There is a risk of a further deterioration in relations on June 30, when Washington is due to announce a plan to restrict Chinese investments into the United States and limit exports of U.S. tech products to China, they added.

Strong financial stocks and better-than-expected euro zone purchasing managers index for services helped drive a timid relief bounce in European shares. The pan-European STOXX 600 and its euro zone counterpart .STOXXE were set for their biggest weekly loss in three months as the consequences of rising protectionism sank in, notably for the autos sector.

The strong PMIs also boosted the euro EUR=D4. It was last up half a percent on the day and was set to end the week higher by half a percent. Against a basket of currencies, the dollar was 0.2 percent lower.

Against the yen, the greenback was little changed. It was modestly higher at 110.14 yen JPY=EBS, below a one-week high of 110.76 scaled the previous day amid lingering concerns over the U.S.-China trade dispute.

“The potential for all-out trade war, European political risks and emerging market volatility remain potent factors that should contain dollar/yen within the current range, though the lack of downside over the last week or so suggests stronger underlying demand,” wrote Robert Rennie, head of market strategy at Westpac.

The European PMIs also showed manufacturing growth was the weakest in 18 months on trade worries.

Elsewhere in Europe, Greece’s borrowing costs fell to four-week lows on Friday after Athens won debt relief from the euro zone.

Sterling was half a percent higher against the dollar GBP=D3 on Friday, extending gains made the previous day after the Bank of England’s chief economist Andy Haldane unexpectedly joined the minority of policymakers calling for a UK interest rate hike, citing concerns about growing wage pressure.

Oil prices rose on uncertainty ahead of a meeting of the Organization of Petroleum Exporting Countries (OPEC) and other major producers including Russia starting in Vienna later in the day.

Saudi Arabia and Russia are in favour of raising output. Other OPEC-members, including Iran, have opposed this, resulting in a flurry of backdoor diplomacy ahead of the meeting.
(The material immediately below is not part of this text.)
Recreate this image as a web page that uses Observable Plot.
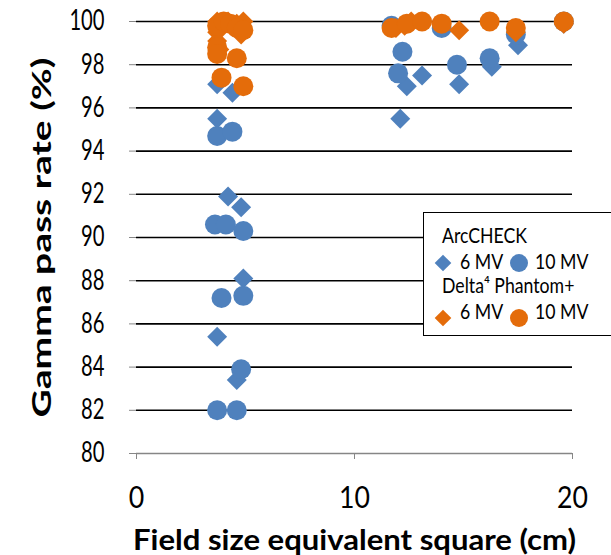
<!DOCTYPE html>
<html>
<head>
<meta charset="utf-8">
<script src="https://cdn.jsdelivr.net/npm/d3@7"></script>
<script src="https://cdn.jsdelivr.net/npm/@observablehq/plot@0.6"></script>
<style>
  html, body { margin: 0; padding: 0; background: #fff; }
  #chart { width: 611px; height: 555px; }
</style>
</head>
<body>
<div id="chart"></div>
<script>
// ---- Data ----
const arc6X  = [3.7, 4.4, 3.7, 4.2, 4.8, 4.9, 3.7, 4.6, 12.1, 12.4, 13.1, 14.8, 16.3, 17.5, 19.6];
const arc6Y  = [97.1, 96.7, 95.5, 91.9, 91.4, 88.1, 85.4, 83.4, 95.5, 97.0, 97.5, 97.1, 97.9, 98.9, 99.9];

const arc10X = [3.7, 4.4, 3.6, 4.1, 4.9, 3.9, 4.9, 4.8, 3.7, 4.6, 12.2, 12.0, 14.7, 16.2, 17.4, 19.6, 14.0, 11.7];
const arc10Y = [94.7, 94.9, 90.6, 90.6, 90.3, 87.2, 87.3, 83.9, 82.0, 82.0, 98.6, 97.6, 98.0, 98.3, 99.4, 100.0, 99.7, 99.8];

const d6X  = [3.7, 3.7, 3.7, 4.2, 4.6, 4.9, 4.8, 3.8, 11.9, 12.3, 14.8, 17.4, 19.6, 12.6];
const d6Y  = [100.0, 99.5, 99.1, 100.0, 99.9, 100.0, 99.4, 98.7, 99.7, 99.8, 99.6, 99.5, 99.9, 100.0];

const d10X = [3.7, 4.0, 4.3, 4.6, 4.9, 3.7, 3.7, 4.6, 3.9, 4.9, 11.7, 12.4, 13.1, 14.0, 16.2, 17.4, 19.6];
const d10Y = [99.8, 100.0, 99.9, 99.7, 99.6, 98.8, 98.5, 98.3, 97.4, 97.0, 99.7, 99.9, 100.0, 99.9, 100.0, 99.7, 100.0];

const xTicks = [0, 10, 20];
const yTicks = [80, 82, 84, 86, 88, 90, 92, 94, 96, 98, 100];
const gridValues = [82, 84, 86, 88, 90, 92, 94, 96, 98, 100];

const xTitle = "Field size equivalent square (cm)";
const yTitle = "Gamma pass rate (%)";
const legendDevice1 = "ArcCHECK";
const legendDevice2 = "Delta\u2074 Phantom+";
const legendEnergies = ["6 MV", "10 MV"];

const blue = "#4f81bd";
const orange = "#e46c0a";
const FONT = "Lato, 'Open Sans', sans-serif";

const zip = (xs, ys) => xs.map((x, i) => ({x, y: ys[i]}));

const plot = Plot.plot({
  width: 611,
  height: 555,
  marginLeft: 136,
  marginRight: 39,
  marginTop: 21,
  marginBottom: 102,
  style: {fontFamily: FONT, fontSize: "21px", color: "#000", background: "#fff"},
  x: {domain: [0, 20], ticks: xTicks},
  y: {domain: [80, 100], ticks: yTicks},
  marks: [
    Plot.ruleY(gridValues, {stroke: "#000", strokeWidth: 1.6}),
    Plot.axisY({ticks: yTicks, tickSize: 7, tickPadding: 25, stroke: "#868686", label: null, fontSize: 28}),
    Plot.axisX({ticks: xTicks, tickSize: 6, tickPadding: 26, stroke: "#868686", label: null, fontSize: 31}),
    Plot.ruleY([80], {stroke: "#868686", strokeWidth: 1.5}),
    Plot.dot(zip(arc6X, arc6Y), {x: "x", y: "y", symbol: "diamond2", r: 9, fill: blue, stroke: null}),
    Plot.dot(zip(arc10X, arc10Y), {x: "x", y: "y", symbol: "circle", r: 10, fill: blue, stroke: null}),
    Plot.dot(zip(d6X, d6Y), {x: "x", y: "y", symbol: "diamond2", r: 9, fill: orange, stroke: null}),
    Plot.dot(zip(d10X, d10Y), {x: "x", y: "y", symbol: "circle", r: 10, fill: orange, stroke: null}),
    Plot.text([xTitle], {frameAnchor: "bottom", lineAnchor: "middle", textAnchor: "middle", dy: 88, fontSize: 28, fontWeight: "bold", fill: "#000"}),
    Plot.text([yTitle], {frameAnchor: "left", lineAnchor: "middle", textAnchor: "middle", dx: -94, rotate: -90, fontSize: 27, fontWeight: "bold", fill: "#000"})
  ]
});

document.getElementById("chart").appendChild(plot);

// ---- text width fitting (keeps text as real text) ----
function scaleWidth(sel, factor) {
  sel.each(function () {
    const w = this.getComputedTextLength();
    this.setAttribute("textLength", (w * factor).toFixed(1));
    this.setAttribute("lengthAdjust", "spacingAndGlyphs");
  });
}
function fitWidth(sel, target) {
  sel.each(function () {
    this.setAttribute("textLength", target);
    this.setAttribute("lengthAdjust", "spacingAndGlyphs");
  });
}
const svg = d3.select(plot);
scaleWidth(svg.selectAll('g[aria-label="y-axis tick label"] text'), 0.72);
scaleWidth(svg.selectAll('g[aria-label="x-axis tick label"] text'), 0.86);
svg.selectAll('g[aria-label="text"] text').each(function () {
  const t = this.textContent;
  if (t === xTitle) fitWidth(d3.select(this), 443);
  if (t === yTitle) fitWidth(d3.select(this), 360);
});

// ---- Legend (drawn into the same SVG) ----
const lg = svg.append("g").attr("font-family", FONT).attr("font-size", 21)
  .attr("fill", "#000").attr("text-anchor", "start");
lg.append("rect").attr("x", 423.5).attr("y", 212.5).attr("width", 200).attr("height", 123)
  .attr("fill", "#fff").attr("stroke", "#000").attr("stroke-width", 1);
const diamondPath = d3.symbol(d3.symbolDiamond2, Math.PI * 7.5 * 7.5)();
const circlePath = d3.symbol(d3.symbolCircle, Math.PI * 9 * 9)();
const rows = [
  {label: legendDevice1, ty: 243, sy: 263, ey: 269, color: blue},
  {label: legendDevice2, ty: 293, sy: 318, ey: 319, color: orange}
];
rows.forEach(r => {
  lg.append("text").attr("x", 442).attr("y", r.ty).text(r.label);
  lg.append("path").attr("d", diamondPath).attr("transform", `translate(443,${r.sy})`).attr("fill", r.color);
  lg.append("text").attr("x", 460).attr("y", r.ey).text(legendEnergies[0]);
  lg.append("path").attr("d", circlePath).attr("transform", `translate(519,${r.sy})`).attr("fill", r.color);
  lg.append("text").attr("x", 535).attr("y", r.ey).text(legendEnergies[1]);
});
// match legend text width to the reference ("ArcCHECK" ≈ 85px wide)
const arcNode = lg.selectAll("text").filter(function () { return this.textContent === legendDevice1; }).node();
const legendFactor = 85 / arcNode.getComputedTextLength();
scaleWidth(lg.selectAll("text"), legendFactor);
</script>
</body>
</html>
Brent crude LCOc1 traded at $74.00 a barrel, up 1.3 percent. U.S. West Texas Intermediate crude CLv1 rose 1.1 percent to $66.27 per barrel.

Earlier in Asia, MSCI’s broadest index of Asia-Pacific shares outside Japan .MIAPJ0000PUS dropped as much as 0.35 percent at one point to touch its weakest since early December, before erasing losses to be up 0.15 percent. Still it was 2.3 percent off for the week.

Hong Kong’s Hang Seng .HSI plumbed six-month lows, having lost 3.9 percent so far this week. South Korea’s KOSPI .KS11 hit nine-month lows and in mainland China, the CSI300 index .CSI300 lost almost 5 percent this week to one-year lows.

Japan’s Nikkei .N225 gave up 0.8 percent for a weekly loss of 1.7 percent.